GOLD FIELDS AMERICAN CORPORATION, etc., et al., Plaintiffs-Appellants, v. AETNA CASUALTY AND SURETY COMPANY, et al., Defendants, Federal Insurance Company, Defendant-Respondent.

Decided: June 27, 2002

ANDRIAS, J.P., BUCKLEY, ROSENBERGER, WALLACH, and GONZALEZ, JJ. John H. Kazanjian, for Plaintiffs-Appellants.

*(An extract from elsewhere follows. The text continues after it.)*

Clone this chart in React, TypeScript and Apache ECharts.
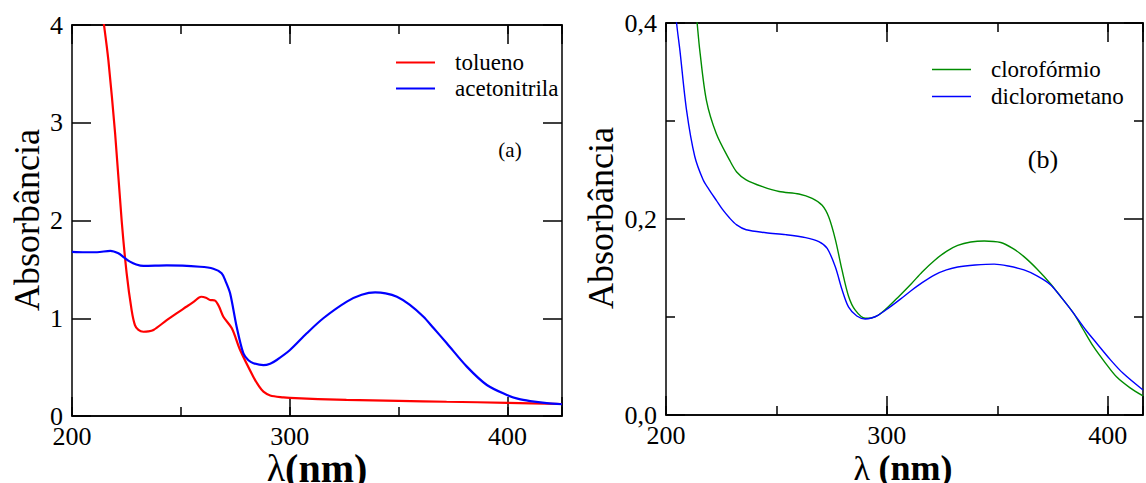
import React, { useEffect, useRef } from "react";
import * as echarts from "echarts";

const FONT = "'Liberation Serif', 'Times New Roman', Times, 'DejaVu Serif', serif";

// (a) left panel: wavelength (nm), absorbance
const tolueno: number[][] = [
  [211, 4.6], [214.7, 4.0], [216.7, 3.64], [219.8, 2.89], [222.8, 2.0], [225.1, 1.46],
  [227.4, 1.08], [228.9, 0.93], [230.5, 0.88], [232.8, 0.862], [235, 0.865], [237.4, 0.88],
  [243.5, 0.98], [248, 1.05], [252.7, 1.12], [256, 1.17], [259.3, 1.22], [261.5, 1.21],
  [263.4, 1.187], [265.7, 1.18], [267.5, 1.12], [269.5, 1.016], [273.4, 0.897], [277.2, 0.675],
  [283.3, 0.4], [286, 0.3], [287.9, 0.249], [291, 0.21], [297.1, 0.19], [300, 0.185],
  [326, 0.164], [350, 0.155], [372, 0.146], [400, 0.135], [425, 0.123],
];

const acetonitrila: number[][] = [
  [200, 1.68], [206, 1.675], [211.5, 1.675], [217.6, 1.69], [221.3, 1.664], [224, 1.62],
  [226.6, 1.579], [229.5, 1.55], [232.8, 1.535], [243.5, 1.54], [258.8, 1.527], [264.9, 1.507],
  [268.7, 1.46], [270.5, 1.38], [272.6, 1.255], [275.6, 0.914], [278.7, 0.64], [281, 0.57],
  [283.3, 0.54], [287.9, 0.52], [291, 0.535], [294, 0.573], [300.1, 0.675], [307.8, 0.846],
  [315.4, 1.0], [326.2, 1.17], [333, 1.24], [339.2, 1.265], [344, 1.255], [349.2, 1.22],
  [355, 1.14], [361.4, 1.016], [366, 0.9], [372.1, 0.744], [381.3, 0.505], [390.5, 0.317],
  [399.7, 0.215], [405, 0.175], [410.4, 0.153], [418, 0.132], [425, 0.12],
];

// (b) right panel
const cloroformio: number[][] = [
  [212, 0.45], [214.1, 0.4], [215.3, 0.372], [218.3, 0.321], [222.8, 0.287], [228.8, 0.26],
  [232, 0.248], [236.3, 0.24], [243.7, 0.233], [251.2, 0.228], [260.2, 0.2255], [266.2, 0.221],
  [270.7, 0.214], [273.7, 0.202], [276.7, 0.179], [279.7, 0.148], [282.7, 0.121], [285.7, 0.107],
  [290.2, 0.0987], [293, 0.099], [296.2, 0.102], [300.7, 0.1105], [305, 0.12], [311.1, 0.134],
  [316, 0.146], [321.7, 0.158], [327, 0.167], [332.1, 0.173], [338, 0.1765], [344.1, 0.1776],
  [351.6, 0.176], [357, 0.17], [362.1, 0.1616], [368, 0.149], [374.1, 0.134], [379, 0.12],
  [384.6, 0.1037], [389, 0.087], [393.6, 0.0697], [399, 0.053], [404, 0.039], [410, 0.028],
  [416, 0.0195],
];

const diclorometano: number[][] = [
  [203, 0.45], [204.8, 0.4], [206.3, 0.372], [209.3, 0.311], [213, 0.264], [216.8, 0.24],
  [219.5, 0.23], [222.8, 0.219], [225.5, 0.21], [228.8, 0.201], [232, 0.194], [236.3, 0.189],
  [245.3, 0.186], [254.2, 0.184], [263.2, 0.181], [269.2, 0.177], [273, 0.17], [276.7, 0.151],
  [279.7, 0.128], [282.7, 0.11], [286.4, 0.101], [290.2, 0.098], [293, 0.099], [296.2, 0.102],
  [300.7, 0.109], [306, 0.118], [311.1, 0.127], [316, 0.135], [321.7, 0.143], [327, 0.148],
  [332.1, 0.151], [340, 0.153], [348.6, 0.154], [355, 0.152], [362.1, 0.148], [368, 0.142],
  [374.1, 0.133], [379, 0.12], [384.6, 0.1037], [390, 0.087], [395.1, 0.073], [401, 0.057],
  [407, 0.0425], [416, 0.0255],
];

const xRangeA = [200, 425];
const xRangeB = [200, 416];
const yRangeA = [0, 4];
const yRangeB = [0, 0.4];

const AXIS_COLOR = "#000";
const AXIS_W = 1.5;

function xAxesFor(gridIndex: number, range: number[]) {
  const base = {
    gridIndex,
    type: "value",
    min: range[0],
    max: range[1],
    splitLine: { show: false },
    axisLine: { show: true, onZero: false, lineStyle: { color: AXIS_COLOR, width: AXIS_W } },
  };
  const major = (position: string, labels: boolean) => ({
    ...base,
    position,
    interval: 100,
    axisTick: { show: true, inside: true, length: 19, lineStyle: { color: AXIS_COLOR, width: AXIS_W } },
    axisLabel: labels
      ? {
          show: true,
          margin: 7,
          fontFamily: FONT,
          fontSize: 26,
          color: "#000",
          formatter: (v: number) => (v % 100 === 0 ? String(v) : ""),
        }
      : { show: false },
  });
  const minor = (position: string) => ({
    ...base,
    position,
    interval: 50,
    axisTick: { show: true, inside: true, length: 9, lineStyle: { color: AXIS_COLOR, width: AXIS_W } },
    axisLabel: { show: false },
  });
  return [major("bottom", true), minor("bottom"), major("top", false), minor("top")];
}

function yAxesFor(gridIndex: number, range: number[], interval: number, minor: boolean, fmt: (v: number) => string) {
  const mk = (position: string, labels: boolean) => ({
    gridIndex,
    type: "value",
    position,
    min: range[0],
    max: range[1],
    interval,
    splitLine: { show: false },
    axisLine: { show: true, onZero: false, lineStyle: { color: AXIS_COLOR, width: AXIS_W } },
    axisTick: { show: true, inside: true, length: 19, lineStyle: { color: AXIS_COLOR, width: AXIS_W } },
    minorTick: { show: minor, splitNumber: 2, length: 9, lineStyle: { color: AXIS_COLOR, width: AXIS_W } },
    axisLabel: labels
      ? { show: true, margin: 9, fontFamily: FONT, fontSize: 26, color: "#000", formatter: fmt }
      : { show: false },
  });
  return [mk("left", true), mk("right", false)];
}

export default function App() {
  const ref = useRef<HTMLDivElement>(null);

  useEffect(() => {
    if (!ref.current) return;
    const chart = echarts.init(ref.current, undefined, { renderer: "svg" });

    const legendBase = {
      orient: "vertical",
      icon: "rect",
      itemWidth: 39,
      padding: 0,
      textStyle: { fontFamily: FONT, fontSize: 23, color: "#000", padding: [0, 0, 0, 15] },
      selectedMode: false,
    };

    chart.setOption({
      animation: false,
      backgroundColor: "#fff",
      textStyle: { fontFamily: FONT },
      grid: [
        { left: 72, top: 25, width: 490, height: 391 },
        { left: 666, top: 23, width: 481, height: 392 },
      ],
      xAxis: [...xAxesFor(0, xRangeA), ...xAxesFor(1, xRangeB)],
      yAxis: [
        ...yAxesFor(0, yRangeA, 1, false, (v: number) => String(v)),
        ...yAxesFor(1, yRangeB, 0.2, true, (v: number) => v.toFixed(1).replace(".", ",")),
      ],
      legend: [
        {
          ...legendBase,
          left: 396,
          top: 51,
          itemGap: 3,
          itemHeight: 2,
          data: ["tolueno", "acetonitrila"],
        },
        {
          ...legendBase,
          left: 932,
          top: 58,
          itemGap: 4,
          itemHeight: 1.5,
          data: ["clorofórmio", "diclorometano"],
        },
      ],
      graphic: [
        {
          type: "text",
          x: 27,
          y: 220,
          rotation: Math.PI / 2,
          style: {
            text: "Absorbância",
            font: `36px ${FONT}`,
            fill: "#000",
            align: "center",
            verticalAlign: "middle",
          },
        },
        {
          type: "text",
          x: 601,
          y: 218,
          rotation: Math.PI / 2,
          style: {
            text: "Absorbância",
            font: `36px ${FONT}`,
            fill: "#000",
            align: "center",
            verticalAlign: "middle",
          },
        },
        {
          type: "text",
          x: 317,
          y: 468,
          style: {
            text: "{l|λ}{b|(nm)}",
            align: "center",
            verticalAlign: "middle",
            rich: {
              l: { fontFamily: FONT, fontSize: 38, fill: "#000" },
              b: { fontFamily: FONT, fontSize: 40, fontWeight: "bold", fill: "#000" },
            },
          },
        },
        {
          type: "text",
          x: 903,
          y: 468,
          style: {
            text: "{l|λ }{b|(nm)}",
            align: "center",
            verticalAlign: "middle",
            rich: {
              l: { fontFamily: FONT, fontSize: 34, fill: "#000" },
              b: { fontFamily: FONT, fontSize: 36, fontWeight: "bold", fill: "#000" },
            },
          },
        },
        {
          type: "text",
          x: 510,
          y: 150,
          style: { text: "(a)", font: `21px ${FONT}`, fill: "#000", align: "center", verticalAlign: "middle" },
        },
        {
          type: "text",
          x: 1043,
          y: 159,
          style: { text: "(b)", font: `26px ${FONT}`, fill: "#000", align: "center", verticalAlign: "middle" },
        },
      ],
      series: [
        {
          name: "tolueno",
          type: "line",
          xAxisIndex: 0,
          yAxisIndex: 0,
          data: tolueno,
          showSymbol: false,
          smooth: 0.3,
          clip: true,
          color: "#ff0000",
          lineStyle: { color: "#ff0000", width: 2.2 },
        },
        {
          name: "acetonitrila",
          type: "line",
          xAxisIndex: 0,
          yAxisIndex: 0,
          data: acetonitrila,
          showSymbol: false,
          smooth: 0.3,
          clip: true,
          color: "#0000ff",
          lineStyle: { color: "#0000ff", width: 2.2 },
        },
        {
          name: "clorofórmio",
          type: "line",
          xAxisIndex: 4,
          yAxisIndex: 2,
          data: cloroformio,
          showSymbol: false,
          smooth: 0.3,
          clip: true,
          color: "#008c00",
          lineStyle: { color: "#008c00", width: 1.4 },
        },
        {
          name: "diclorometano",
          type: "line",
          xAxisIndex: 4,
          yAxisIndex: 2,
          data: diclorometano,
          showSymbol: false,
          smooth: 0.3,
          clip: true,
          color: "#0000ff",
          lineStyle: { color: "#0000ff", width: 1.4 },
        },
      ],
    });

    return () => chart.dispose();
  }, []);

  return (
    <div
      ref={ref}
      style={{ position: "absolute", left: 0, top: 0, width: 1146, height: 483, background: "#fff" }}
    />
  );
}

Daniel J. Friedman, for Defendant-Respondent.

Order and judgment (one paper), Supreme Court, New York County (Walter Schackman, J.), entered July 23, 1996, which, inter alia, granted a motion by defendants Federal Insurance Company, et al., for summary judgment based on the absolute pollution exclusion in the subject policies, dismissed plaintiffs' complaint as against those insurers, and adjudged and declared that those insurers have no duty to defend, reimburse or indemnify plaintiffs under the subject policies, unanimously affirmed, with costs.   Appeal from order and judgment (one paper), same court and Justice, entered July 23, 1996, which, inter alia, granted certain other insurers summary judgment based on pollution exclusion clauses in their subject policies despite a “sudden and accidental” exception to the relied upon exclusion, with related relief, unanimously dismissed, as moot, without costs.   Order, same court and Justice, entered September 4, 1996, which, to the extent appealed from as limited by the brief and to the extent not moot, denied plaintiffs' motion for reconsideration of the earlier orders, unanimously affirmed, without costs.

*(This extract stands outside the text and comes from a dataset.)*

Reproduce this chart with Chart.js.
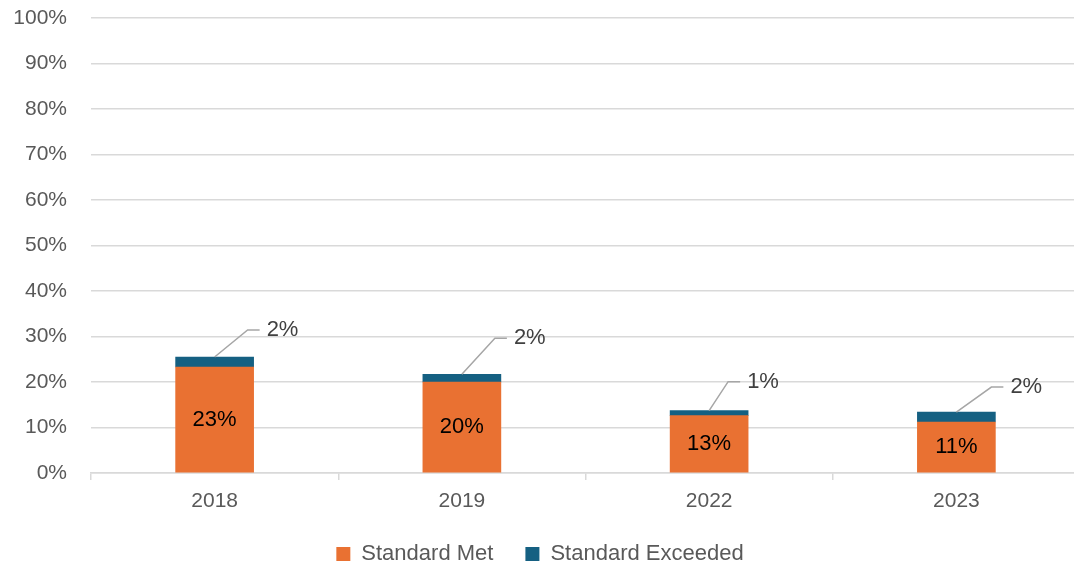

The motion court correctly found that the absolute pollution clause relied upon by defendant insurers cannot be reasonably and fairly interpreted except to exclude the underlying claims arising from the discharge of mining waste from coverage (see, Vigilant Ins. Co. v. V.I. Techs., 253 A.D.2d 401, 402, 676 N.Y.S.2d 596, lv. dismissed 93 N.Y.2d 999, 695 N.Y.S.2d 744, 717 N.E.2d 1081).   Even if mining waste can be used as a commercial product, it is nonetheless covered by the absolute pollution exclusion, since indisputably hazardous substances were released into the open environment (cf., Roofers' Joint Training, Apprentice & Educ. Comm. v. Gen. Acc. Ins. Co. of Am., 275 A.D.2d 90, 713 N.Y.S.2d 615), making this a case “where the damages alleged are truly environmental in nature, [and] where the underlying complaint alleges damages resulting from what can accurately be described as the pollution of the environment” (see, Belt Painting Corp. v. TIG Ins. Co., 293 A.D.2d 206, 742 N.Y.S.2d 332).   The hazardous substances are not rendered non-polluting by the fact that they are naturally occurring (see, Space v. Farm Family Mut. Ins. Co., 235 A.D.2d 797, 798, 652 N.Y.S.2d 357), since, in this case, the hazardous material “is not found in its unaltered form because mining, an unnatural process, has altered its location” (see, Monarch Greenback v. Monticello Ins. Co., 118 F Supp 2d 1068, 1080).

All of plaintiffs' remaining arguments have been rendered moot by their settlement with all defendants except Federal Insurance Company.